Ergo: Ich wäre zu noch viel mehr bereit unter der Bedingung, dass jeder nach seinen Möglichkeiten mitmachen muss.
Doch zunächst sammle ich hier weiter Informationen, denn vom Ignorieren geht der Stand der Dinge auch nicht weg.
„Und sag mir, wen du heute für weiser hältst: denjenigen, der eine Methode entdeckte, Safranparfüm aus verborgenen Rohren in ungeheure Höhe zu versprühen, der Kanäle mit einem plötzlichen Wasserschwall füllt oder leert, der eine Reihe von drehbaren Deckenteilen für einen Speisesaal so konstruiert, dass sie ein unterschiedliches Aussehen annehmen können, das bei jedem Gang wechselt?

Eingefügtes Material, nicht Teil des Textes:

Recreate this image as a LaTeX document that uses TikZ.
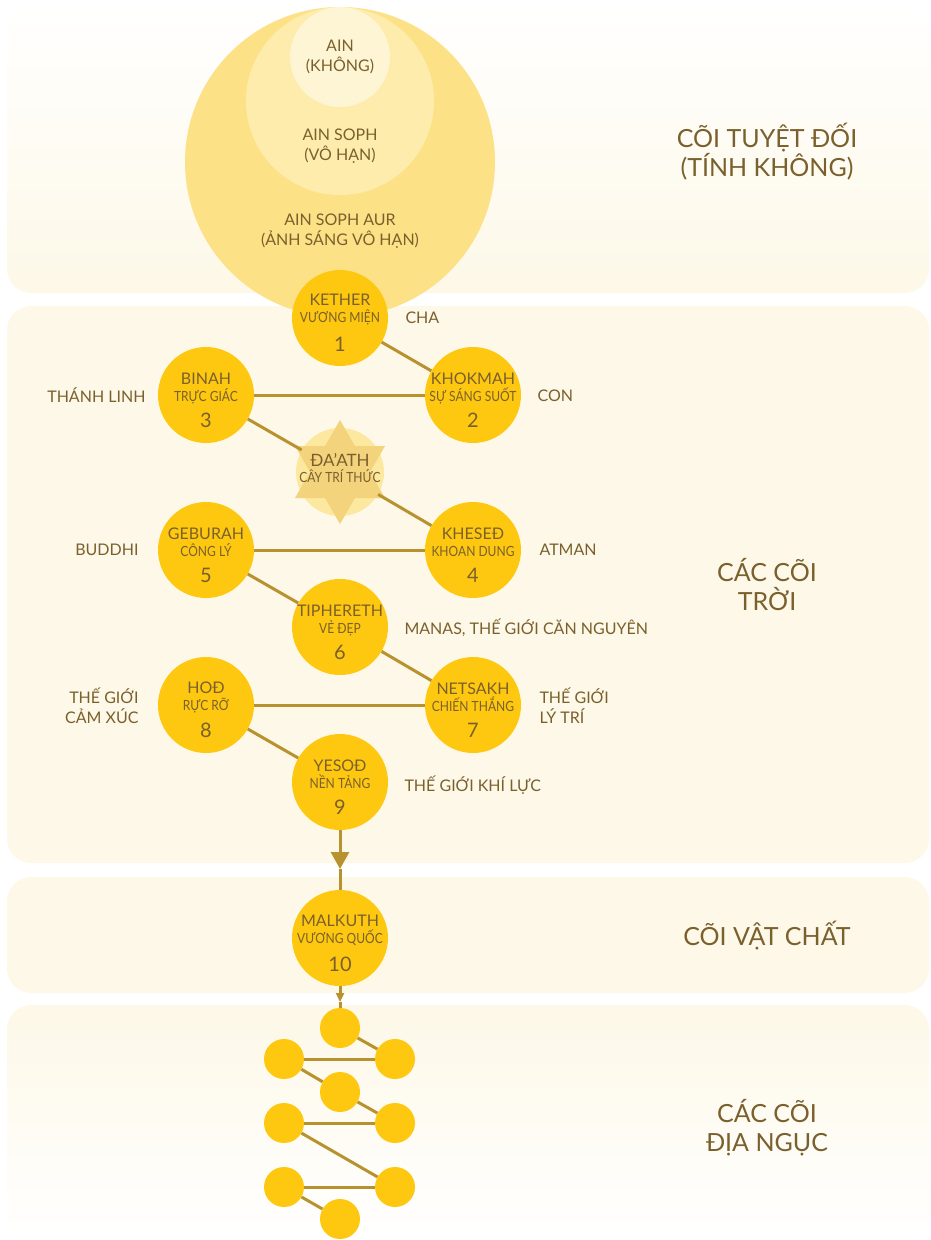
\documentclass[tikz,border=0pt]{standalone}
\usepackage{fontspec}
\setmainfont{Lato}
\newfontfamily\condfont{Lato}[FakeStretch=0.86]
\usetikzlibrary{arrows.meta}

\definecolor{sephgold}{RGB}{254,200,16}
\definecolor{linegold}{RGB}{184,146,46}
\definecolor{inkbrown}{RGB}{122,96,44}
\definecolor{bandcream}{RGB}{253,248,231}
\definecolor{aurouter}{RGB}{253,225,135}
\definecolor{aurmid}{RGB}{254,236,172}
\definecolor{aurinner}{RGB}{254,245,212}
\definecolor{daathfill}{RGB}{253,232,160}
\definecolor{daathstar}{RGB}{243,212,125}

\newcommand{\sephtop}{\rule{0pt}{21.5pt}}
\newcommand{\sephsub}{\condfont\fontsize{14}{16}\selectfont}
\newcommand{\sephnum}{\fontsize{20}{20}\selectfont}

\begin{document}
\begin{tikzpicture}[x=1pt, y=-1pt,
    band/.style={fill=bandcream, rounded corners=24pt},
    seph/.style={circle, fill=sephgold, minimum size=96pt, inner sep=-20pt,
        text=inkbrown, align=center, font=\fontsize{16}{17}\selectfont},
    shell/.style={circle, fill=sephgold, minimum size=40pt, inner sep=0pt},
    link/.style={draw=linegold, line width=3pt},
    aur/.style={circle, inner sep=0pt},
    aurtext/.style={text=inkbrown, align=center, font=\fontsize{16}{20}\selectfont},
    side/.style={text=inkbrown, font=\fontsize{16}{20}\selectfont},
    realm/.style={text=inkbrown, align=center, font=\fontsize{25}{29}\selectfont}]
    \useasboundingbox (0,0) rectangle (930,1240);

    % Bands
    \shade[top color=white, bottom color=bandcream, rounded corners=24pt] (7,4) rectangle (929,293);
    \fill[band] (7,306) rectangle (929,863);
    \fill[band] (7,877) rectangle (929,993);
    \shade[top color=bandcream, bottom color=white, rounded corners=24pt] (7,1005) rectangle (929,1238);

    % Ain circles
    \node[aur, fill=aurouter, minimum size=310pt] (aur) at (340,162) {};
    \node[aur, fill=aurmid, minimum size=188pt] (soph) at (340,101) {};
    \node[aur, fill=aurinner, minimum size=100pt] (ain) at (340,57) {};
    \node[aurtext] (aint) at (340,57) {AIN\\(KHÔNG)};
    \node[aurtext] (sopht) at (340,146) {AIN SOPH\\(VÔ HẠN)};
    \node[aurtext] (aurt) at (340,231) {AIN SOPH AUR\\(ẢNH SÁNG VÔ HẠN)};

    % Sephiroth
    \node[seph] (s1) at (340,318) {\sephtop KETHER\\{\sephsub VƯƠNG MIỆN}\\[12pt]{\sephnum 1}};
    \node[seph] (s2) at (473,395) {\sephtop KHOKMAH\\{\sephsub SỰ SÁNG SUỐT}\\[8pt]{\sephnum 2}};
    \node[seph] (s3) at (206,395) {\sephtop BINAH\\{\sephsub TRỰC GIÁC}\\[8pt]{\sephnum 3}};
    \node[seph] (s4) at (473,550) {\sephtop KHESEĐ\\{\sephsub KHOAN DUNG}\\[9pt]{\sephnum 4}};
    \node[seph] (s5) at (206,550) {\sephtop GEBURAH\\{\sephsub CÔNG LÝ}\\[9pt]{\sephnum 5}};
    \node[seph] (s6) at (340,627) {\sephtop TIPHERETH\\{\sephsub VẺ ĐẸP}\\[9pt]{\sephnum 6}};
    \node[seph] (s7) at (473,705) {\sephtop NETSAKH\\{\sephsub CHIẾN THẮNG}\\[9pt]{\sephnum 7}};
    \node[seph] (s8) at (206,705) {\sephtop HOĐ\\{\sephsub RỰC RỠ}\\[9pt]{\sephnum 8}};
    \node[seph] (s9) at (340,782) {\sephtop YESOĐ\\{\sephsub NỀN TẢNG}\\[9pt]{\sephnum 9}};
    \node[seph] (s10) at (340,938) {\sephtop MALKUTH\\{\sephsub VƯƠNG QUỐC}\\[11pt]{\sephnum 10}};

    % Da'ath
    \node[aur, fill=daathfill, minimum size=88pt] (da) at (340,472) {};
    \fill[daathstar] (340,420) -- (385,498) -- (295,498) -- cycle;
    \fill[daathstar] (340,524) -- (385,446) -- (295,446) -- cycle;
    \node[text=inkbrown, align=center, font=\fontsize{17}{16}\selectfont] (dat) at (340,468)
        {ĐA'ATH\\{\condfont\fontsize{14}{16}\selectfont CÂY TRÍ THỨC}};

    % Qliphoth
    \node[shell] (h1) at (340,1028) {};
    \node[shell] (h2) at (284,1059) {};
    \node[shell] (h3) at (395,1059) {};
    \node[shell] (h4) at (340,1092) {};
    \node[shell] (h5) at (284,1123) {};
    \node[shell] (h6) at (395,1123) {};
    \node[shell] (h7) at (284,1187) {};
    \node[shell] (h8) at (395,1187) {};
    \node[shell] (h9) at (340,1219) {};

    % Lines
    \draw[link] (s1) -- (s2);
    \draw[link] (s3) -- (s2);
    \draw[link] (s3) -- (da);
    \draw[link] (da) -- (s4);
    \draw[link] (s5) -- (s4);
    \draw[link] (s5) -- (s6);
    \draw[link] (s6) -- (s7);
    \draw[link] (s8) -- (s7);
    \draw[link] (s8) -- (s9);
    \coordinate (tip1) at (340,869);
    \coordinate (tip2) at (340,1002);
    \draw[link, -{Triangle[length=17pt, width=18pt]}] (s9) -- (tip1);
    \draw[link] (tip1) -- (s10);
    \draw[link, -{Triangle[length=9pt, width=8pt]}] (s10) -- (tip2);
    \draw[link] (tip2) -- (h1);
    \draw[link] (h1) -- (h3);
    \draw[link] (h2) -- (h3);
    \draw[link] (h2) -- (h4);
    \draw[link] (h4) -- (h6);
    \draw[link] (h5) -- (h6);
    \draw[link] (h5) -- (h8);
    \draw[link] (h7) -- (h8);
    \draw[link] (h7) -- (h9);

    % Side labels
    \node[side, anchor=west] (cha) at (402,318) {CHA};
    \node[side, anchor=west] (con) at (534,396) {CON};
    \node[side, anchor=east] (thanh) at (149,395) {THÁNH LINH};
    \node[side, anchor=east] (buddhi) at (142,550) {BUDDHI};
    \node[side, anchor=west] (atman) at (536,550) {ATMAN};
    \node[side, anchor=west] (manas) at (401,628) {MANAS, THẾ GIỚI CĂN NGUYÊN};
    \node[side, anchor=east, align=right] (camxuc) at (142,706) {THẾ GIỚI\\CẢM XÚC};
    \node[side, anchor=west, align=left] (lytri) at (536,706) {THẾ GIỚI\\LÝ TRÍ};
    \node[side, anchor=west] (khiluc) at (401,785) {THẾ GIỚI KHÍ LỰC};

    % Realms
    \node[realm] (r1) at (767,152) {CÕI TUYỆT ĐỐI\\(TÍNH KHÔNG)};
    \node[realm] (r2) at (767,585) {CÁC CÕI\\TRỜI};
    \node[realm] (r3) at (767,936) {CÕI VẬT CHẤT};
    \node[realm] (r4) at (767,1128) {CÁC CÕI\\ĐỊA NGỤC};
\end{tikzpicture}
\end{document}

Oder denjenigen, der anderen und sich selbst beweist, dass die Natur keine schwierigen oder unerfüllbaren Anforderungen an uns stellt und dass wir ohne den Marmorsteinmetz und den Tischler eine Wohnstätte haben können, dass wir uns kleiden können, ohne Seide zu importieren, dass wir alles haben können, was wir für unseren gewöhnlichen Bedarf benötigen, wenn wir uns mit dem begnügen, was die Erde auf ihrer Oberfläche zur Verfügung stellt.“
Seneca
Das schrieb Seneca … vor 2.000 Jahren und ganz ohne bevorstehenden Klimakollaps.
Irgendwo im Weltall gibt es einen Planeten, auf dem leben nackte Affen mit zu groß geratenen, komplizierten Gehirnen, die dringend daraus lernen sollten.